◆ **Challenge**:
Below are some entries. Return exactly the lines from the one with "What matplotlib code" through the final line, leaving out any pictures.

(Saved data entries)
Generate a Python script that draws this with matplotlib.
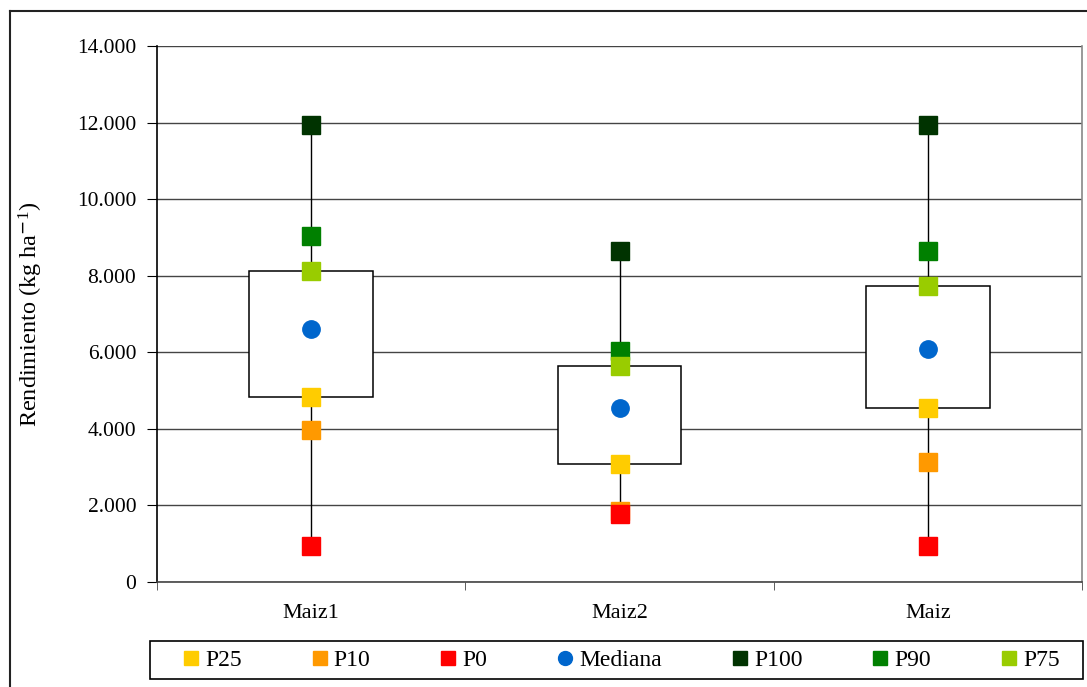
import matplotlib
matplotlib.use("Agg")
import matplotlib.pyplot as plt
from matplotlib.patches import Rectangle
from matplotlib.lines import Line2D
from matplotlib.ticker import FuncFormatter, FixedLocator

plt.rcParams['font.family'] = ['Liberation Serif', 'DejaVu Serif']
plt.rcParams['mathtext.fontset'] = 'custom'
plt.rcParams['mathtext.rm'] = 'Liberation Serif'
plt.rcParams['mathtext.it'] = 'Liberation Serif:italic'
plt.rcParams['mathtext.default'] = 'rm'

categories = ["Maiz1", "Maiz2", "Maiz"]
p0 = [940, 1775, 940]
p10 = [3970, 1865, 3135]
p25 = [4835, 3080, 4545]
mediana = [6610, 4545, 6085]
p75 = [8125, 5640, 7730]
p90 = [9035, 6035, 8645]
p100 = [11940, 8645, 11940]

series = [
    ("P25", p25, "#FFCC00", "s"),
    ("P10", p10, "#FF9900", "s"),
    ("P0", p0, "#FF0000", "s"),
    ("Mediana", mediana, "#0066CC", "o"),
    ("P100", p100, "#003300", "s"),
    ("P90", p90, "#008000", "s"),
    ("P75", p75, "#99CC00", "s"),
]

W, H = 1087, 687
fig = plt.figure(figsize=(W / 100, H / 100), dpi=100)
ax = fig.add_axes([157 / W, (H - 582) / H, (1082 - 157) / W, (582 - 46) / H])

x = list(range(len(categories)))
box_w = 0.4

# whiskers from minimum to maximum
ax.vlines(x, p0, p100, color="black", lw=1, zorder=2)

# interquartile boxes
for xi, lo, hi in zip(x, p25, p75):
    ax.add_patch(Rectangle((xi - box_w / 2, lo), box_w, hi - lo,
                           facecolor="white", edgecolor="black", lw=1.1, zorder=3))

# percentile markers
for name, vals, color, mk in series:
    ax.plot(x, vals, linestyle="none", marker=mk, markersize=12.5,
            markerfacecolor=color, markeredgecolor=color, zorder=4, label=name)

ax.set_xlim(-0.5, len(categories) - 0.5)
ax.set_ylim(0, 14000)
ax.set_yticks(range(0, 14001, 2000))
ax.yaxis.set_major_formatter(FuncFormatter(lambda v, _: f"{v:,.0f}".replace(",", ".")))
ax.grid(axis="y", color="#444444", lw=1, zorder=1)
ax.set_axisbelow(True)

ax.set_xticks(x)
ax.set_xticklabels(categories)
ax.xaxis.set_minor_locator(FixedLocator([i - 0.5 for i in range(len(categories) + 1)]))
ax.tick_params(axis="x", which="major", length=0, pad=16, labelsize=16)
ax.tick_params(axis="x", which="minor", length=6, direction="out", color="#444444")
ax.tick_params(axis="y", length=7, direction="out", pad=8, labelsize=15.5)

ax.spines["top"].set_visible(False)
ax.spines["left"].set_color("black")
ax.spines["bottom"].set_color("#444444")
ax.spines["right"].set_color("#888888")
for s in ("left", "bottom", "right"):
    ax.spines[s].set_linewidth(1.2)

ax.set_ylabel("Rendimiento (kg ha$^{\\mathsf{-}1}$)", fontsize=17.5)
ax.yaxis.set_label_coords(-(157 - 45) / (1082 - 157), 0.5)

# legend frame, then entries spread across it
fig.add_artist(Rectangle((150 / W, (H - 679) / H), (1083 - 150) / W, (679 - 641) / H,
                         transform=fig.transFigure, facecolor="white",
                         edgecolor="black", lw=1.2))
handles = [Line2D([], [], linestyle="none", marker=mk, markersize=10,
                  markerfacecolor=c, markeredgecolor=c) for _, _, c, mk in series]
leg = fig.legend(handles, [s[0] for s in series], ncol=7, mode="expand",
                 loc="center left",
                 bbox_to_anchor=(178 / W, (H - 679) / H, (1062 - 178) / W, (679 - 641) / H),
                 frameon=False, fontsize=17,
                 handletextpad=0.15, borderaxespad=0, borderpad=0.1, handlelength=0.9)

# outer frame lines
fig.add_artist(Line2D([10 / W, 1], [(H - 11) / H, (H - 11) / H], color="#222222", lw=1.5,
                      transform=fig.transFigure))
fig.add_artist(Line2D([10 / W, 10 / W], [0, (H - 11) / H], color="#222222", lw=1.5,
                      transform=fig.transFigure))

fig.savefig("out.png", dpi=100)
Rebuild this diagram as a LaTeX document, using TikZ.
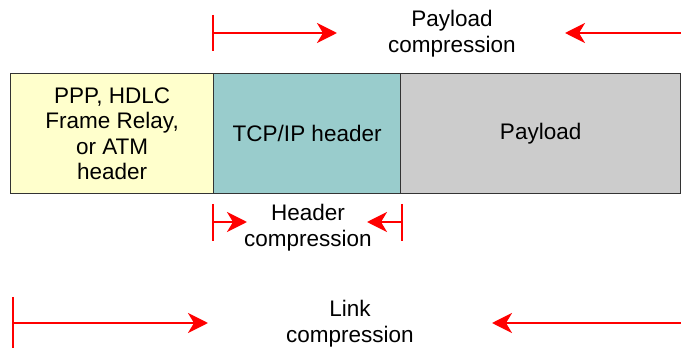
\documentclass[tikz,border=0pt]{standalone}
\usepackage{fontspec}
\setmainfont{Liberation Sans}
\usetikzlibrary{arrows.meta}
\definecolor{hdr}{HTML}{FFFFCC}
\definecolor{tcp}{HTML}{99CCCC}
\definecolor{pay}{HTML}{CCCCCC}
\definecolor{edge}{HTML}{333333}
\definecolor{arr}{HTML}{FF0000}
\tikzset{
  seg/.style={draw=edge, line width=1.3pt, minimum height=120pt, inner sep=0pt, anchor=north west, align=center, font=\fontsize{22.5}{25.5}\selectfont},
  lbl/.style={align=center, font=\fontsize{22.5}{26}\selectfont, inner sep=0pt},
  bar/.style={draw=arr, line width=2.8pt},
  redarrow/.style={draw=arr, line width=2.8pt, -{Stealth[length=20pt,width=20pt,inset=6pt]}}
}
\begin{document}
\begin{tikzpicture}[x=1pt,y=-1pt]
\useasboundingbox (0,0) rectangle (681,350);
% frame segments
\node[seg, fill=hdr, minimum width=203pt] (h) at (10,73) {PPP, HDLC\\Frame Relay,\\or ATM\\header};
\node[seg, fill=tcp, minimum width=187pt] (t) at (213,73) {TCP/IP header};
\node[seg, fill=pay, minimum width=280pt] (p) at (400,73) {Payload};
% payload compression
\coordinate (pa) at (213,15); \coordinate (pb) at (213,51);
\coordinate (ps) at (213,33); \coordinate (pt1) at (337,33);
\coordinate (pe) at (681,33); \coordinate (pt2) at (565,33);
\draw[bar] (pa) -- (pb);
\draw[redarrow] (ps) -- (pt1);
\draw[redarrow] (pe) -- (pt2);
\node[lbl] (plbl) at (452,34) {Payload\\compression};
% header compression
\coordinate (ha) at (213,204); \coordinate (hb) at (213,241);
\coordinate (hc) at (402,204); \coordinate (hd) at (402,241);
\coordinate (hs) at (213,222); \coordinate (ht1) at (247,222);
\coordinate (he) at (402,222); \coordinate (ht2) at (367,222);
\draw[bar] (ha) -- (hb);
\draw[bar] (hc) -- (hd);
\draw[redarrow] (hs) -- (ht1);
\draw[redarrow] (he) -- (ht2);
\node[lbl] (hlbl) at (308,228) {Header\\compression};
% link compression
\coordinate (la) at (13,297); \coordinate (lb) at (13,348);
\coordinate (ls) at (13,323); \coordinate (lt1) at (208,323);
\coordinate (le) at (681,323); \coordinate (lt2) at (492,323);
\draw[bar] (la) -- (lb);
\draw[redarrow] (ls) -- (lt1);
\draw[redarrow] (le) -- (lt2);
\node[lbl] (llbl) at (350,324) {Link\\compression};
\end{tikzpicture}
\end{document}
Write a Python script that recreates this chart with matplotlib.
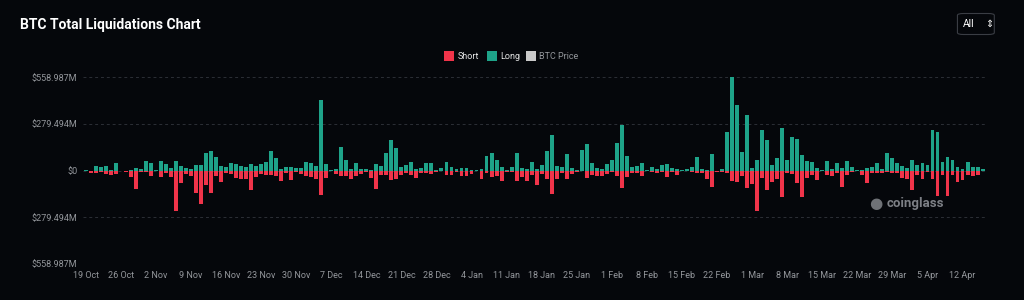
import numpy as np
import pandas as pd
import matplotlib
matplotlib.use("Agg")
import matplotlib.pyplot as plt
from matplotlib.patches import Rectangle, FancyBboxPatch

# daily liquidations in $M, 19 Oct 2020 .. 16 Apr 2021
dates = pd.date_range("2020-10-19", periods=180, freq="D")

long_liq = [
    2, 1, 28, 20, 30, 6, 48, 1, 1, 6, 16, 12, 60, 48, 4, 56, 42, 16, 60, 28,
    18, 10, 34, 34, 105, 121, 84, 30, 20, 44, 40, 28, 20, 38, 26, 40, 54, 121, 76, 12,
    24, 20, 18, 18, 50, 46, 28, 422, 42, 6, 12, 143, 62, 10, 44, 10, 12, 6, 42, 26,
    107, 183, 135, 20, 36, 50, 12, 14, 48, 48, 4, 14, 50, 20, 8, 16, 18, 4, 4, 10,
    88, 105, 62, 24, 4, 24, 109, 16, 12, 54, 10, 36, 117, 215, 28, 22, 99, 16, 4, 127,
    159, 48, 14, 8, 38, 62, 163, 271, 88, 22, 26, 46, 4, 24, 8, 32, 42, 18, 12, 4,
    12, 20, 82, 8, 4, 101, 1, 10, 229, 558.987, 393, 111, 331, 18, 64, 241, 183, 36, 76, 258,
    63, 201, 190, 92, 60, 55, 16, 4, 60, 12, 48, 18, 58, 20, 2, 4, 18, 20, 44, 8,
    109, 76, 44, 26, 16, 64, 36, 48, 36, 245, 231, 52, 84, 64, 22, 8, 54, 20, 20, 10,
]

short_liq = [
    2, 12, 14, 8, 22, 24, 18, 4, 8, 40, 108, 8, 6, 34, 4, 38, 12, 38, 243, 72,
    22, 34, 134, 199, 84, 134, 32, 66, 16, 18, 42, 48, 48, 115, 38, 18, 24, 28, 34, 62,
    16, 54, 10, 18, 30, 36, 52, 147, 44, 4, 18, 34, 30, 48, 30, 18, 10, 44, 111, 24,
    24, 56, 52, 24, 12, 28, 46, 14, 14, 18, 8, 4, 28, 24, 10, 34, 34, 18, 4, 48,
    16, 38, 32, 60, 10, 10, 60, 36, 60, 26, 84, 20, 50, 139, 52, 12, 50, 18, 6, 4,
    42, 24, 32, 30, 18, 8, 34, 105, 38, 16, 14, 30, 4, 8, 16, 6, 36, 8, 28, 4,
    2, 8, 16, 14, 48, 99, 6, 6, 12, 64, 68, 34, 101, 78, 243, 42, 116, 70, 48, 157,
    13, 18, 73, 157, 45, 25, 58, 4, 28, 32, 12, 97, 26, 10, 4, 26, 76, 16, 16, 16,
    8, 14, 14, 44, 52, 115, 28, 48, 10, 48, 153, 26, 149, 24, 68, 54, 28, 32, 26, 2,
]

y_max = 558.987
y_ticks = [y_max, y_max / 2, 0, -y_max / 2, -y_max]
y_labels = ["$558.987M", "$279.494M", "$0", "$279.494M", "$558.987M"]

BG = "#05070b"
GREEN = "#1ea389"
RED = "#f0344a"
GREY = "#94979c"

plt.rcParams["font.family"] = ["Roboto", "DejaVu Sans"]

fig = plt.figure(figsize=(10.24, 3.0), dpi=100, facecolor=BG)
ax = fig.add_axes([0.081, 0.12, 0.881, 0.622], facecolor=BG)

x = np.arange(len(dates))
ax.bar(x, long_liq, width=0.78, color=GREEN, linewidth=0)
ax.bar(x, [-v for v in short_liq], width=0.78, color=RED, linewidth=0)

ax.set_xlim(-0.55, len(dates) - 0.5)
ax.set_ylim(-y_max, y_max)
ax.set_yticks(y_ticks)
ax.set_yticklabels(y_labels)
ax.set_xticks(x[::7])
ax.set_xticklabels([f"{d.day} {d.strftime('%b')}" for d in dates[::7]])
ax.tick_params(length=0, colors=GREY, labelsize=6.5)
ax.tick_params(axis="y", pad=4)
ax.tick_params(axis="x", pad=5)
ax.grid(axis="y", color="#2c2f36", linestyle=(0, (3, 3)), linewidth=0.7)
ax.set_axisbelow(True)
for s in ax.spines.values():
    s.set_visible(False)

# title and range selector
fig.text(0.02, 0.918, "BTC Total Liquidations Chart", color="white",
         fontsize=10, fontweight="bold", va="center")
fig.patches.append(FancyBboxPatch((0.935, 0.885), 0.036, 0.07, transform=fig.transFigure,
                                  boxstyle="round,pad=0,rounding_size=0.006",
                                  facecolor=BG, edgecolor="#3a3d44", linewidth=0.8))
fig.text(0.940, 0.92, "All", color="white", fontsize=7.5, va="center")
fig.text(0.962, 0.92, "⇕", color="white", fontsize=7, va="center", family="DejaVu Sans")

# legend
items = [("Short", RED, "#e6e6e6", 0.434), ("Long", GREEN, "#e6e6e6", 0.476),
         ("BTC Price", "#c9c9c9", GREY, 0.514)]
for label, col, tcol, xf in items:
    fig.patches.append(Rectangle((xf, 0.797), 0.0095, 0.032, transform=fig.transFigure,
                                 facecolor=col, edgecolor="none"))
    fig.text(xf + 0.0125, 0.813, label, color=tcol, fontsize=6.5, va="center")

# watermark
fig.text(0.855, 0.323, "●", color="#6f7277", fontsize=11, va="center", ha="center",
         family="DejaVu Sans")
fig.text(0.866, 0.323, "coinglass", color="#7d8086", fontsize=9.5,
         fontweight="bold", va="center")

fig.savefig("out.png", dpi=100, facecolor=BG)
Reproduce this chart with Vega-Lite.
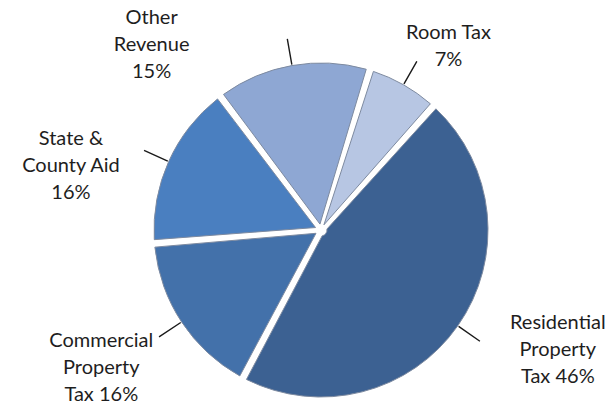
{
  "$schema": "https://vega.github.io/schema/vega-lite/v6.json",
  "width": 572,
  "height": 346,
  "autosize": {"type": "none"},
  "padding": {"left": 35, "top": 57, "right": 1, "bottom": 1},
  "background": "white",
  "config": {"view": {"stroke": null}},
  "data": {
    "values": [
      {"category": "Room Tax", "value": 7, "order": 1, "label": "Room Tax\n7%"},
      {"category": "Residential Property Tax", "value": 46, "order": 2, "label": "Residential\nProperty\nTax 46%"},
      {"category": "Commercial Property Tax", "value": 16, "order": 3, "label": "Commercial\nProperty\nTax 16%"},
      {"category": "State & County Aid", "value": 16, "order": 4, "label": "State &\nCounty Aid\n16%"},
      {"category": "Other Revenue", "value": 15, "order": 5, "label": "Other\nRevenue\n15%"}
    ]
  },
  "encoding": {
    "theta": {"field": "value", "type": "quantitative", "stack": true, "scale": {"range": [0.2967, 6.5799]}},
    "order": {"field": "order", "type": "quantitative"},
    "detail": {"field": "category", "type": "nominal"}
  },
  "layer": [
    {
      "mark": {"type": "arc", "radius": 167, "radius2": 6, "padAngle": 0.045, "stroke": "#7d8aa0", "strokeWidth": 1},
      "encoding": {
        "color": {
          "field": "category",
          "type": "nominal",
          "legend": null,
          "scale": {
            "domain": ["Room Tax", "Residential Property Tax", "Commercial Property Tax", "State & County Aid", "Other Revenue"],
            "range": ["#b7c6e3", "#3c6192", "#4371aa", "#4a7fc0", "#8ea7d3"]
          }
        }
      }
    },
    {
      "mark": {"type": "arc", "radius": 194, "radius2": 168, "padAngle": 3, "filled": false, "stroke": "#1a1a1a", "strokeWidth": 1.4}
    },
    {
      "mark": {
        "type": "text",
        "radius": 250,
        "font": "Lato",
        "fontSize": 20,
        "lineBreak": "\n",
        "lineHeight": 27,
        "fill": "#1e1e1e",
        "align": "center",
        "baseline": "middle",
        "dx": {"expr": "datum.order == 1 ? 4 : datum.order == 2 ? 32 : datum.order == 3 ? -11 : datum.order == 4 ? -22 : -126"},
        "dy": {"expr": "datum.order == 1 ? 20 : datum.order == 2 ? -50 : datum.order == 3 ? -27 : datum.order == 4 ? 11 : 34"}
      },
      "encoding": {"text": {"field": "label", "type": "nominal"}}
    }
  ]
}
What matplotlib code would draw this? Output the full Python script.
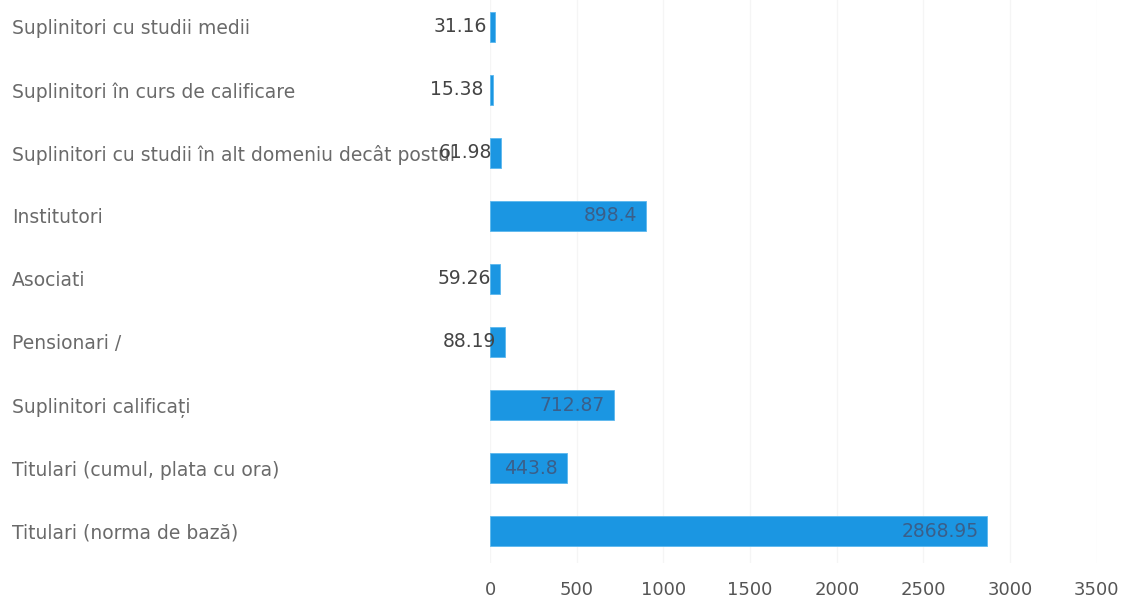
import matplotlib.pyplot as plt
from matplotlib.transforms import offset_copy

# rows from bottom to top
categorii = [
    "Titulari (norma de bază)",
    "Titulari (cumul, plata cu ora)",
    "Suplinitori calificați",
    "Pensionari /",
    "Asociati",
    "Institutori",
    "Suplinitori cu studii în alt domeniu decât postul",
    "Suplinitori în curs de calificare",
    "Suplinitori cu studii medii",
]
valori = [2868.95, 443.8, 712.87, 88.19, 59.26, 898.4, 61.98, 15.38, 31.16]
x_ticks = [0, 500, 1000, 1500, 2000, 2500, 3000, 3500]

plt.rcParams['font.family'] = ['DejaVu Sans']

fig = plt.figure(figsize=(11.25, 6.02), dpi=100)
ax = fig.add_axes([0.4356, 0.0656, 0.975 - 0.4356, 1.0075 - 0.0656])

y = list(range(len(categorii)))
ax.barh(y, valori, height=0.48, color="#1B96E2", edgecolor="#5BB8EE", linewidth=0.6, zorder=3)

ax.set_xlim(0, 3500)
ax.set_ylim(-0.5, 8.5)
ax.set_xticks(x_ticks)
ax.set_xticklabels([str(t) for t in x_ticks], fontsize=13, color="#555555")
ax.set_yticks(y)
ax.set_yticklabels(categorii, fontsize=13.5, color="#6a6a6a", ha="left")
ax.tick_params(axis="y", length=0, pad=344)
ax.tick_params(axis="x", length=0, pad=13)
for s in ax.spines.values():
    s.set_visible(False)
ax.grid(axis="x", color="#f5f5f5", linewidth=1, zorder=0)

# value labels, right-aligned just inside the bar end
for yi, v in zip(y, valori):
    tr = offset_copy(ax.transData, fig=fig, x=-9, y=0, units="dots")
    col = "#3a5f8a" if v > 300 else "#444444"
    ax.text(v, yi, f"{v:g}", transform=tr, ha="right", va="center",
            fontsize=13.5, color=col, zorder=4)

fig.savefig("out.png", dpi=100)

◆ **The completed task**:
What matplotlib code would draw this? Output the full Python script.
import matplotlib.pyplot as plt
from matplotlib.transforms import offset_copy

# rows from bottom to top
categorii = [
    "Titulari (norma de bază)",
    "Titulari (cumul, plata cu ora)",
    "Suplinitori calificați",
    "Pensionari /",
    "Asociati",
    "Institutori",
    "Suplinitori cu studii în alt domeniu decât postul",
    "Suplinitori în curs de calificare",
    "Suplinitori cu studii medii",
]
valori = [2868.95, 443.8, 712.87, 88.19, 59.26, 898.4, 61.98, 15.38, 31.16]
x_ticks = [0, 500, 1000, 1500, 2000, 2500, 3000, 3500]

plt.rcParams['font.family'] = ['DejaVu Sans']

fig = plt.figure(figsize=(11.25, 6.02), dpi=100)
ax = fig.add_axes([0.4356, 0.0656, 0.975 - 0.4356, 1.0075 - 0.0656])

y = list(range(len(categorii)))
ax.barh(y, valori, height=0.48, color="#1B96E2", edgecolor="#5BB8EE", linewidth=0.6, zorder=3)

ax.set_xlim(0, 3500)
ax.set_ylim(-0.5, 8.5)
ax.set_xticks(x_ticks)
ax.set_xticklabels([str(t) for t in x_ticks], fontsize=13, color="#555555")
ax.set_yticks(y)
ax.set_yticklabels(categorii, fontsize=13.5, color="#6a6a6a", ha="left")
ax.tick_params(axis="y", length=0, pad=344)
ax.tick_params(axis="x", length=0, pad=13)
for s in ax.spines.values():
    s.set_visible(False)
ax.grid(axis="x", color="#f5f5f5", linewidth=1, zorder=0)

# value labels, right-aligned just inside the bar end
for yi, v in zip(y, valori):
    tr = offset_copy(ax.transData, fig=fig, x=-9, y=0, units="dots")
    col = "#3a5f8a" if v > 300 else "#444444"
    ax.text(v, yi, f"{v:g}", transform=tr, ha="right", va="center",
            fontsize=13.5, color=col, zorder=4)

fig.savefig("out.png", dpi=100)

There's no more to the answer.